In my next, concluding blog post in this series, I will show how to animate NWN2 models.

6 comments:

Eguintir Eligard said...

awesome. The anticipation builds

Lance Botelle (Bard of Althéa) said...

Thanks for blogging this. I had no idea how much work was involved ... and guess modelling will not be my "cup of tea". More power to you with this!

Lance.

Frank Perez said...

The work is pretty involved, and so is the act of documenting the process. This tutorial series is probably my longest one yet.

4760 said...

There are still modders using NWN2 and 3ds max + expotron. Is it OK to convert your tutorial to a pdf version and upload it to the new neverwinternightsvault?

I make an extensive use of the information contained here, thanks for sharing!

Frank Perez said...

@4760,
I'm glad you've found the information here useful.

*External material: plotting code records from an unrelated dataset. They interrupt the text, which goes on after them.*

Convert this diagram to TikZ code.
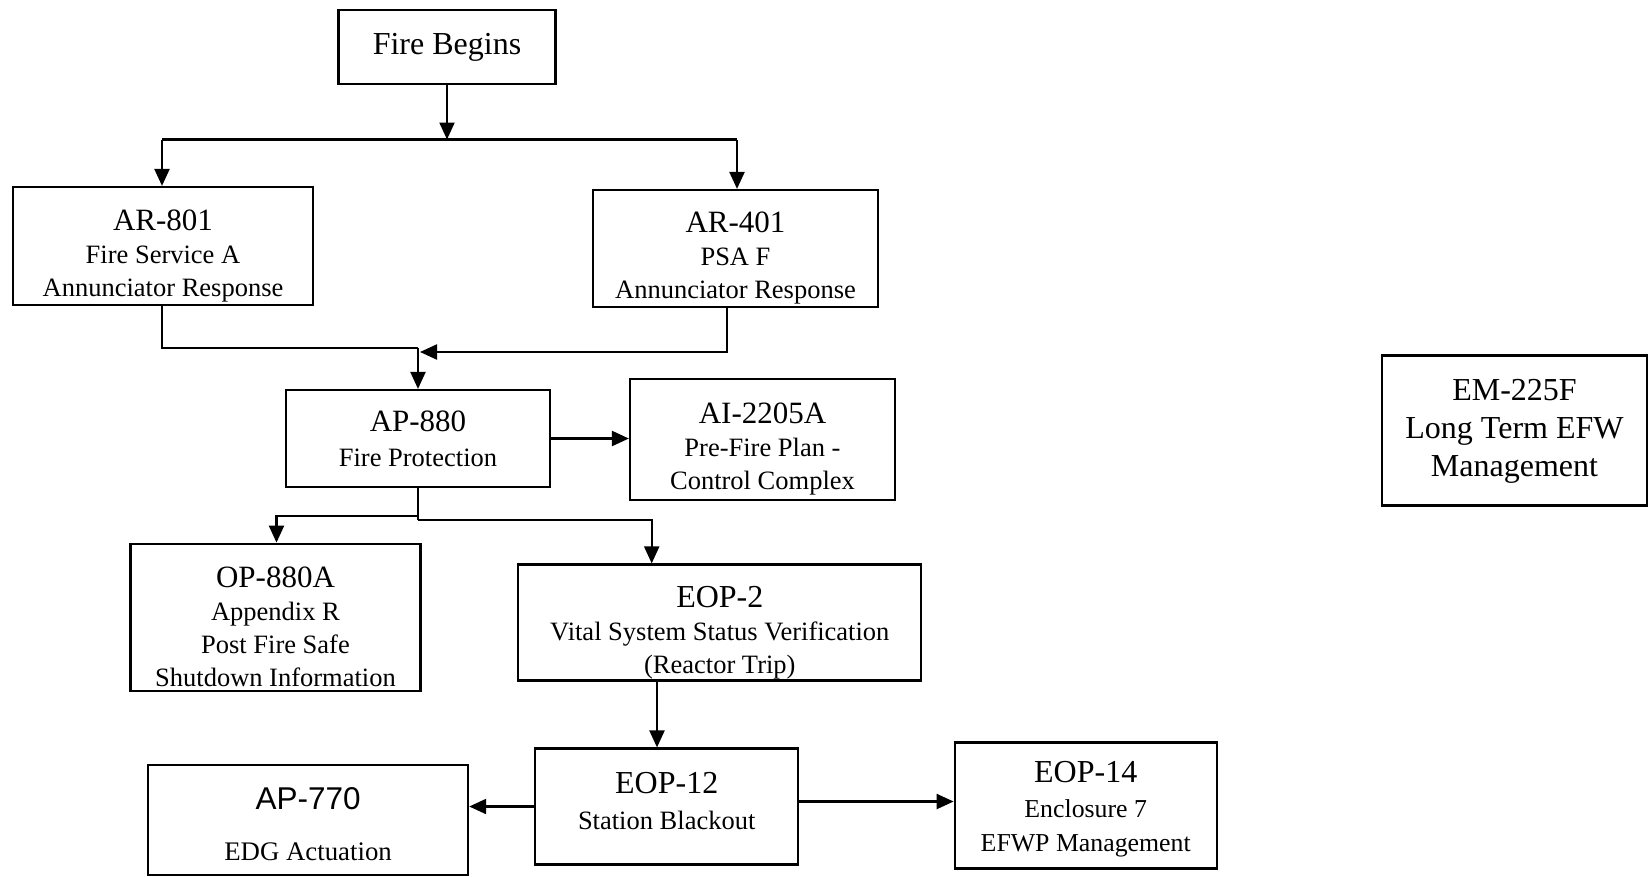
\documentclass[tikz,border=0pt]{standalone}
\usepackage{fontspec}
\setmainfont{Liberation Serif}
\setsansfont{Liberation Sans}
\usetikzlibrary{arrows.meta}
\newcommand{\ttl}{\fontsize{31}{33}\selectfont}
\begin{document}
\begin{tikzpicture}[x=1pt,y=-1pt,
  box/.style={draw,rectangle,line width=2.2pt,inner sep=0pt},
  txt/.style={inner sep=0pt,align=center,font=\fontsize{26.5}{33}\selectfont},
  conn/.style={line width=2.2pt},
  arr/.style={line width=2.2pt,-{Triangle[length=17pt,width=15pt]}}]
\useasboundingbox (0,0) rectangle (1648,876);
\fill[white] (0,0) rectangle (1648,876);
% boxes
\node[box,minimum width=217pt,minimum height=74pt] (fire) at (447,47.3) {};
\node[box,minimum width=300pt,minimum height=118pt] (ar801) at (163,246) {};
\node[box,minimum width=285pt,minimum height=117pt] (ar401) at (735.5,248.5) {};
\node[box,minimum width=264pt,minimum height=97pt] (ap880) at (418,438.5) {};
\node[box,minimum width=265pt,minimum height=121pt] (ai) at (762.5,439.5) {};
\node[box,minimum width=290pt,minimum height=147pt] (op) at (275.5,617.2) {};
\node[box,minimum width=403pt,minimum height=116pt] (eop2) at (719.8,622.5) {};
\node[box,minimum width=263pt,minimum height=116pt] (eop12) at (666.7,806.5) {};
\node[box,minimum width=320pt,minimum height=110pt] (ap770) at (308.1,819.6) {};
\node[box,minimum width=262pt,minimum height=126pt] (eop14) at (1085.7,805.5) {};
\node[box,minimum width=265pt,minimum height=150pt] (em) at (1514.5,430.5) {};
% texts
\node[txt,font=\fontsize{32}{36}\selectfont] (firet) at (fire.center) {Fire Begins};
\node[txt] (ar801t) at ([yshift=-10pt]ar801.center)
  {\ttl AR-801\\Fire Service A\\Annunciator Response};
\node[txt] (ar401t) at ([yshift=-10pt]ar401.center)
  {\ttl AR-401\\PSA F\\Annunciator Response};
\node[txt,font=\fontsize{26.5}{35}\selectfont] (ap880t) at (ap880.center)
  {\fontsize{31}{35}\selectfont AP-880\\Fire Protection};
\node[txt] (ait) at ([yshift=-10pt]ai.center)
  {\ttl AI-2205A\\Pre-Fire Plan -\\Control Complex};
\node[txt] (opt) at ([yshift=-10pt]op.center)
  {\ttl OP-880A\\Appendix R\\Post Fire Safe\\Shutdown Information};
\node[txt] (eop2t) at ([yshift=-10pt]eop2.center)
  {\fontsize{32}{33}\selectfont EOP-2\\Vital System Status Verification\\(Reactor Trip)};
\node[txt,font=\fontsize{26.5}{36}\selectfont] (eop12t) at ([yshift=5pt]eop12.center)
  {\fontsize{32}{36}\selectfont EOP-12\\Station Blackout};
\node[txt,font=\fontsize{26.8}{50.5}\selectfont] (ap770t) at ([yshift=-4.5pt]ap770.center)
  {\fontsize{31.5}{50.5}\selectfont\sffamily AP-770\\EDG Actuation};
\node[txt,font=\fontsize{25.8}{34.5}\selectfont] (eop14t) at ([yshift=-4pt]eop14.center)
  {\fontsize{32}{34.5}\selectfont EOP-14\\Enclosure 7\\EFWP Management};
\node[txt,font=\fontsize{32}{38}\selectfont] (emt) at ([yshift=-1pt]em.center)
  {EM-225F\\Long Term EFW\\Management};
% junction coordinates
\coordinate (j1) at (447,139.5);
\coordinate (jl) at (162,139.5);
\coordinate (jr) at (737,139.5);
\coordinate (m1) at (418,348);
\coordinate (m2) at (420,352);
\coordinate (a401) at (726.7,306);
\coordinate (b1) at (418,516);
\coordinate (b2) at (418,520);
\coordinate (xop) at (276.5,0);
\coordinate (xe2) at (651.7,0);
\coordinate (x657) at (657,0);
% connectors
\draw[arr] (fire.south) -- (j1);
\draw[arr] (jl) -- (jl |- ar801.north);
\draw[conn] (jl) -- (jr);
\draw[arr] (jr) -- (jr |- ar401.north);
\draw[conn] (ar801.south -| jl) |- (m1);
\draw[arr] (ar401.south -| a401) |- (m2);
\draw[arr] (m1) -- (ap880.north);
\draw[arr] (ap880.east) -- (ap880.east -| ai.west);
\draw[conn] (ap880.south) -- (b2);
\draw[arr] (b1) -| (op.north -| xop);
\draw[arr] (b2) -| (eop2.north -| xe2);
\draw[arr] (eop2.south -| x657) -- (eop12.north -| x657);
\draw[arr] (eop12.west) -- (eop12.west -| ap770.east);
\draw[arr] ([yshift=5pt]eop12.east) -- ([yshift=5pt]eop12.east -| eop14.west);
\end{tikzpicture}
\end{document}
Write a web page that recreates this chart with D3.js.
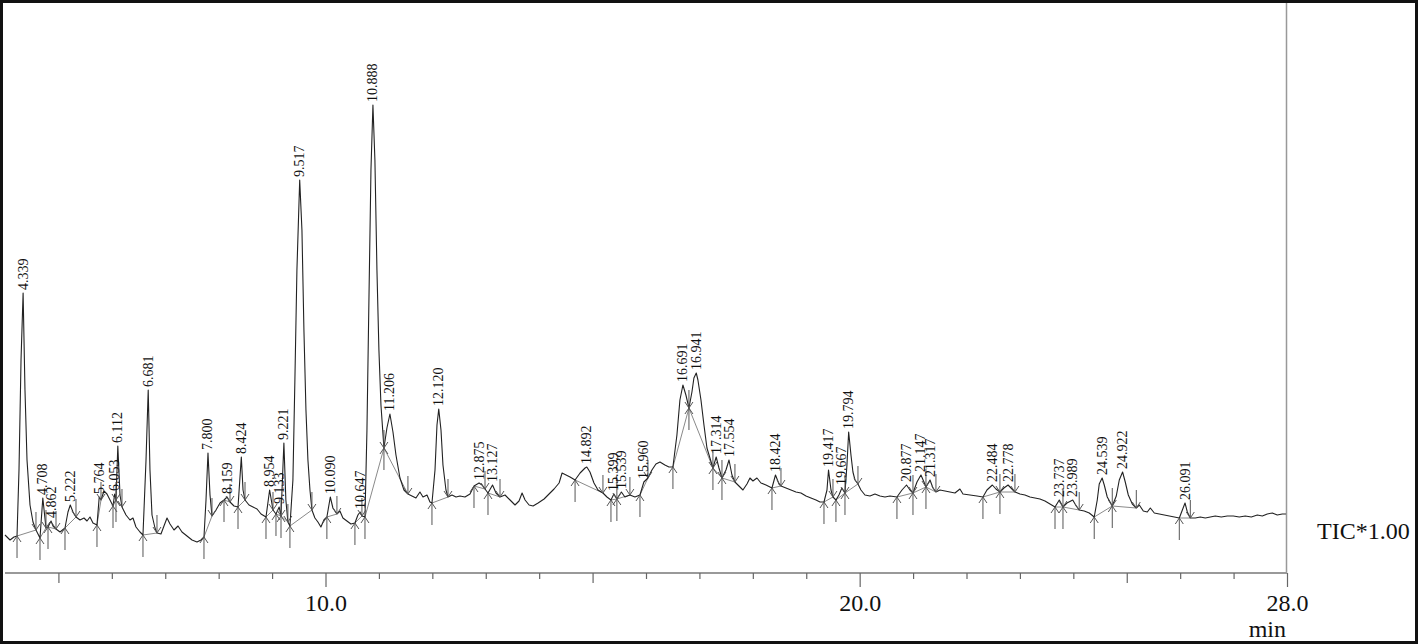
<!DOCTYPE html>
<html>
<head>
<meta charset="utf-8">
<script src="https://cdn.jsdelivr.net/npm/d3@7"></script>
<style>
  body { margin:0; background:#fff; }
  text { font-family:"Liberation Serif","Times New Roman",serif; fill:#111; }
</style>
</head>
<body>
<svg id="chrom"></svg>
<script>
// retention time (min) and TIC intensity (arbitrary units) of the trace
var traceTime = [4.000,4.094,4.168,4.225,4.262,4.300,4.339,4.374,4.412,4.468,4.524,4.580,4.655,4.708,4.767,4.805,4.862,4.899,4.955,5.030,
  5.123,5.179,5.222,5.273,5.329,5.404,5.479,5.535,5.591,5.647,5.722,5.764,5.797,5.853,5.909,5.966,6.022,6.053,6.078,6.112,
  6.153,6.190,6.265,6.340,6.396,6.452,6.527,6.583,6.640,6.681,6.714,6.752,6.808,6.845,6.920,6.976,7.033,7.089,7.164,7.239,
  7.313,7.407,7.501,7.594,7.669,7.725,7.763,7.800,7.838,7.875,7.950,8.025,8.100,8.159,8.212,8.287,8.362,8.424,8.456,8.493,
  8.568,8.643,8.718,8.793,8.886,8.954,9.017,9.073,9.133,9.167,9.221,9.258,9.296,9.334,9.390,9.427,9.465,9.517,9.559,9.596,
  9.634,9.671,9.709,9.746,9.802,9.858,9.914,9.970,10.026,10.090,10.139,10.214,10.270,10.326,10.401,10.476,10.551,10.607,10.647,10.682,
  10.739,10.776,10.813,10.851,10.888,10.925,10.963,11.000,11.038,11.094,11.150,11.206,11.263,11.319,11.394,11.469,11.543,11.618,11.693,11.768,
  11.825,11.900,11.956,11.993,12.050,12.087,12.120,12.162,12.199,12.255,12.293,12.368,12.443,12.517,12.611,12.705,12.780,12.875,12.930,12.986,
  13.042,13.127,13.192,13.267,13.361,13.455,13.548,13.623,13.680,13.736,13.811,13.886,13.980,14.092,14.185,14.279,14.373,14.429,14.504,14.578,
  14.672,14.766,14.859,14.892,14.951,15.026,15.101,15.194,15.269,15.344,15.399,15.455,15.539,15.605,15.699,15.793,15.887,15.960,16.036,16.111,
  16.186,16.261,16.354,16.429,16.504,16.579,16.635,16.691,16.747,16.804,16.860,16.897,16.941,16.972,17.029,17.085,17.141,17.197,17.253,17.314,
  17.366,17.422,17.497,17.554,17.609,17.665,17.740,17.815,17.890,17.946,18.002,18.077,18.152,18.246,18.358,18.424,18.490,18.527,18.620,18.714,
  18.807,18.901,18.995,19.088,19.182,19.257,19.332,19.388,19.417,19.463,19.500,19.556,19.612,19.667,19.725,19.762,19.794,19.837,19.874,19.912,
  19.968,20.024,20.099,20.193,20.286,20.380,20.474,20.567,20.698,20.792,20.877,20.942,20.998,21.073,21.147,21.204,21.241,21.317,21.372,21.428,
  21.503,21.597,21.690,21.784,21.877,21.934,22.065,22.196,22.308,22.383,22.484,22.551,22.626,22.701,22.778,22.851,22.907,23.001,23.094,23.188,
  23.282,23.375,23.469,23.563,23.657,23.737,23.806,23.881,23.989,24.054,24.110,24.204,24.298,24.391,24.448,24.485,24.539,24.579,24.635,24.729,
  24.804,24.860,24.922,24.972,25.029,25.104,25.179,25.235,25.310,25.385,25.441,25.516,25.609,25.703,25.797,25.891,25.984,26.041,26.091,26.134,
  26.190,26.283,26.377,26.471,26.564,26.658,26.770,26.882,26.995,27.107,27.219,27.332,27.444,27.538,27.631,27.725,27.818,27.912,27.980];

var traceIntensity = [37,32,35,36,102,212,279,182,112,67,50,42,34,74,44,45,51,46,43,40,
  44,60,67,60,55,52,54,51,55,49,47,75,72,81,78,72,66,78,72,126,
  77,65,57,52,54,45,40,37,112,182,102,57,44,39,38,46,54,48,42,46,
  40,36,32,30,32,35,72,119,77,56,62,69,72,75,70,66,65,115,82,72,
  67,65,63,58,55,82,62,58,65,56,129,72,50,46,92,192,302,392,342,242,
  162,112,82,62,54,50,45,52,55,75,64,58,61,54,51,48,49,57,60,56,
  55,142,272,402,467,412,302,222,167,124,144,158,140,117,94,82,78,76,74,80,
  75,77,70,69,102,147,163,142,107,82,75,77,75,76,75,78,86,89,87,83,
  79,87,79,75,77,72,67,71,79,72,67,66,69,73,78,83,89,99,97,95,
  92,99,104,105,100,89,82,79,75,72,78,73,80,75,77,75,77,90,94,102,
  108,110,107,105,105,137,172,187,177,164,180,194,199,192,172,147,124,114,104,115,
  104,94,102,112,97,90,86,82,88,94,91,94,89,87,84,97,88,86,84,82,
  80,79,76,74,72,70,70,82,102,82,75,72,77,84,79,107,140,117,100,92,
  88,82,77,76,78,76,75,76,75,82,87,82,79,90,97,90,85,92,84,80,
  82,81,80,79,83,78,77,76,75,82,87,83,80,84,87,83,80,78,77,75,
  74,73,71,68,65,72,65,69,72,66,62,61,59,55,72,88,94,87,75,66,
  76,92,100,90,77,68,64,67,61,60,64,59,58,57,56,55,54,62,69,60,
  54,54,55,54,55,56,55,56,56,55,56,55,57,56,58,59,57,58,58];

// integrated peaks: label, start time, start intensity, apex intensity, end time, end intensity
var peakLabels = ["4.339","4.708","4.862","5.222","5.764","6.053","6.112","6.681","7.800","8.159","8.424",
  "8.954","9.133","9.221","9.517","10.090","10.647","10.888","11.206","12.120","12.875","13.127",
  "14.892","15.399","15.539","15.960","16.691","16.941","17.314","17.554","18.424","19.417","19.667",
  "19.794","20.877","21.147","21.317","22.484","22.778","23.737","23.989","24.539","24.922","26.091"];
var peakStartTime = [4.225,4.655,4.805,5.123,5.722,6.022,6.078,6.583,7.725,8.100,8.362,
  8.886,9.073,9.167,9.334,10.026,10.551,10.739,11.094,11.993,12.780,13.042,
  14.672,15.344,15.455,15.887,16.504,16.804,17.253,17.422,18.358,19.332,19.556,
  19.725,20.698,20.998,21.241,22.308,22.626,23.657,23.806,24.391,24.729,25.984];
var peakStartInt = [36,34,45,44,47,66,72,37,35,72,65,55,58,56,46,55,49,55,124,69,86,79,
  92,72,73,77,105,164,104,94,84,70,72,79,75,79,85,75,80,65,65,55,66,54];
var peakApexInt = [279,74,51,67,75,78,126,182,119,75,115,82,65,129,392,75,60,467,158,163,89,87,
  105,78,80,90,187,199,115,112,97,102,84,140,87,97,92,87,87,72,72,94,100,69];
var peakEndTime = [4.580,4.767,4.955,5.329,5.797,6.078,6.190,6.845,7.875,8.212,8.493,
  9.017,9.167,9.296,9.746,10.214,10.682,11.094,11.543,12.293,12.986,13.267,
  15.194,15.455,15.699,16.036,16.804,17.253,17.422,17.665,18.527,19.500,19.725,
  19.968,20.998,21.241,21.428,22.626,22.907,23.806,24.110,24.729,25.179,26.190];
var peakEndInt = [42,44,43,55,72,72,65,39,56,70,72,62,56,50,62,58,56,124,78,75,83,75,
  79,73,77,94,164,104,94,90,86,75,79,88,79,85,80,80,80,65,62,66,64,54];

var tickValues = d3.range(5, 29);
var tickLabelValues = [10, 20, 28];
var tickLabels = ["10.0", "20.0", "28.0"];

var drawChart = function(target)
{
    var screen = {width:1418, height:644};
    var plot = {left:5, right:1287, top:3, axisY:573};

    var svg = d3.select(target)
        .attr("width", screen.width)
        .attr("height", screen.height);

    var xScale = d3.scaleLinear()
        .domain([4, 28])
        .range([plot.left, plot.right]);

    var yScale = d3.scaleLinear()
        .domain([0, 480])
        .range([572, 92]);

    // right edge of the plot area
    svg.append("line")
        .attr("x1", 1286.5).attr("x2", 1286.5)
        .attr("y1", plot.top).attr("y2", plot.axisY)
        .attr("stroke", "#999").attr("stroke-width", 1.5);

    // time axis
    var xAxis = d3.axisBottom(xScale)
        .tickValues(tickValues)
        .tickSize(6)
        .tickFormat(function(d){
            var i = tickLabelValues.indexOf(d);
            return i >= 0 ? tickLabels[i] : "";
        });

    var axis = svg.append("g")
        .attr("transform", "translate(0," + plot.axisY + ")")
        .call(xAxis);

    axis.select(".domain")
        .attr("stroke", "#999")
        .attr("stroke-width", 2)
        .attr("d", "M" + plot.left + ",0H" + plot.right);

    axis.selectAll(".tick line")
        .attr("stroke", "#666")
        .attr("stroke-width", 1.2)
        .attr("y2", function(d){
            if (tickLabelValues.indexOf(d) >= 0) return 14;
            if (d % 5 == 0) return 10;
            return 6;
        });

    axis.selectAll(".tick text")
        .attr("y", 38)
        .attr("dy", 0)
        .attr("font-size", 24)
        .attr("fill", "#111");

    svg.append("text")
        .attr("x", 1286).attr("y", 637)
        .attr("text-anchor", "end")
        .attr("font-size", 24)
        .text("min");

    svg.append("text")
        .attr("x", 1317).attr("y", 539)
        .attr("font-size", 24)
        .text("TIC*1.00");

    var peaks = peakLabels.map(function(label, i){
        return {label:label, rt:+label,
                t0:peakStartTime[i], i0:peakStartInt[i],
                top:peakApexInt[i],
                t1:peakEndTime[i], i1:peakEndInt[i]};
    });

    // integration baselines
    svg.append("g")
        .selectAll("line")
        .data(peaks)
        .enter()
        .append("line")
        .attr("x1", function(p){ return xScale(p.t0); })
        .attr("y1", function(p){ return yScale(p.i0); })
        .attr("x2", function(p){ return xScale(p.t1); })
        .attr("y2", function(p){ return yScale(p.i1); })
        .attr("stroke", "#8a8a8a")
        .attr("stroke-width", 1);

    // the TIC trace
    var line = d3.line()
        .x(function(d){ return xScale(d[0]); })
        .y(function(d){ return yScale(d[1]); });

    svg.append("path")
        .datum(d3.zip(traceTime, traceIntensity))
        .attr("d", line)
        .attr("fill", "none")
        .attr("stroke", "#222")
        .attr("stroke-width", 1.1)
        .attr("stroke-linejoin", "round");

    // start (up) and end (down) markers
    var marks = svg.append("g")
        .attr("stroke", "#555")
        .attr("stroke-width", 1)
        .attr("fill", "none");

    marks.selectAll("path.up")
        .data(peaks)
        .enter()
        .append("path")
        .attr("d", function(p){
            var x = xScale(p.t0), y = yScale(p.i0);
            return "M" + x + "," + (y + 22) + "V" + y +
                   "M" + (x - 4) + "," + (y + 6) + "L" + x + "," + y + "L" + (x + 4) + "," + (y + 6);
        });

    marks.selectAll("path.down")
        .data(peaks)
        .enter()
        .append("path")
        .attr("d", function(p){
            var x = xScale(p.t1), y = yScale(p.i1);
            return "M" + x + "," + (y - 18) + "V" + y +
                   "M" + (x - 4) + "," + (y - 6) + "L" + x + "," + y + "L" + (x + 4) + "," + (y - 6);
        });

    // retention time labels
    svg.append("g")
        .selectAll("text")
        .data(peaks)
        .enter()
        .append("text")
        .attr("transform", function(p){
            return "translate(" + (xScale(p.rt) + 4.5) + "," + (yScale(p.top) - 3) + ") rotate(-90)";
        })
        .attr("font-size", 14)
        .text(function(p){ return p.label; });

    // outer frame
    svg.append("rect")
        .attr("x", 1.5).attr("y", 1.5)
        .attr("width", screen.width - 3).attr("height", screen.height - 3)
        .attr("fill", "none")
        .attr("stroke", "#111")
        .attr("stroke-width", 3);
}

drawChart("#chrom");
</script>
</body>
</html>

I don't mind having links to my blog posted at the new Vault or anywhere else for that matter, but I don't want the information here converted to a PDF.

There have been times when I would edit the information in my blog, especially when I've found out something new or when I've realized that old links don't work anymore. I prefer to keep this info in a format that I can edit myself if I have to.

4760 said...

Fine, I understand.
I'll now create an entry to the new vault with all the links, thanks for the authorization to do so.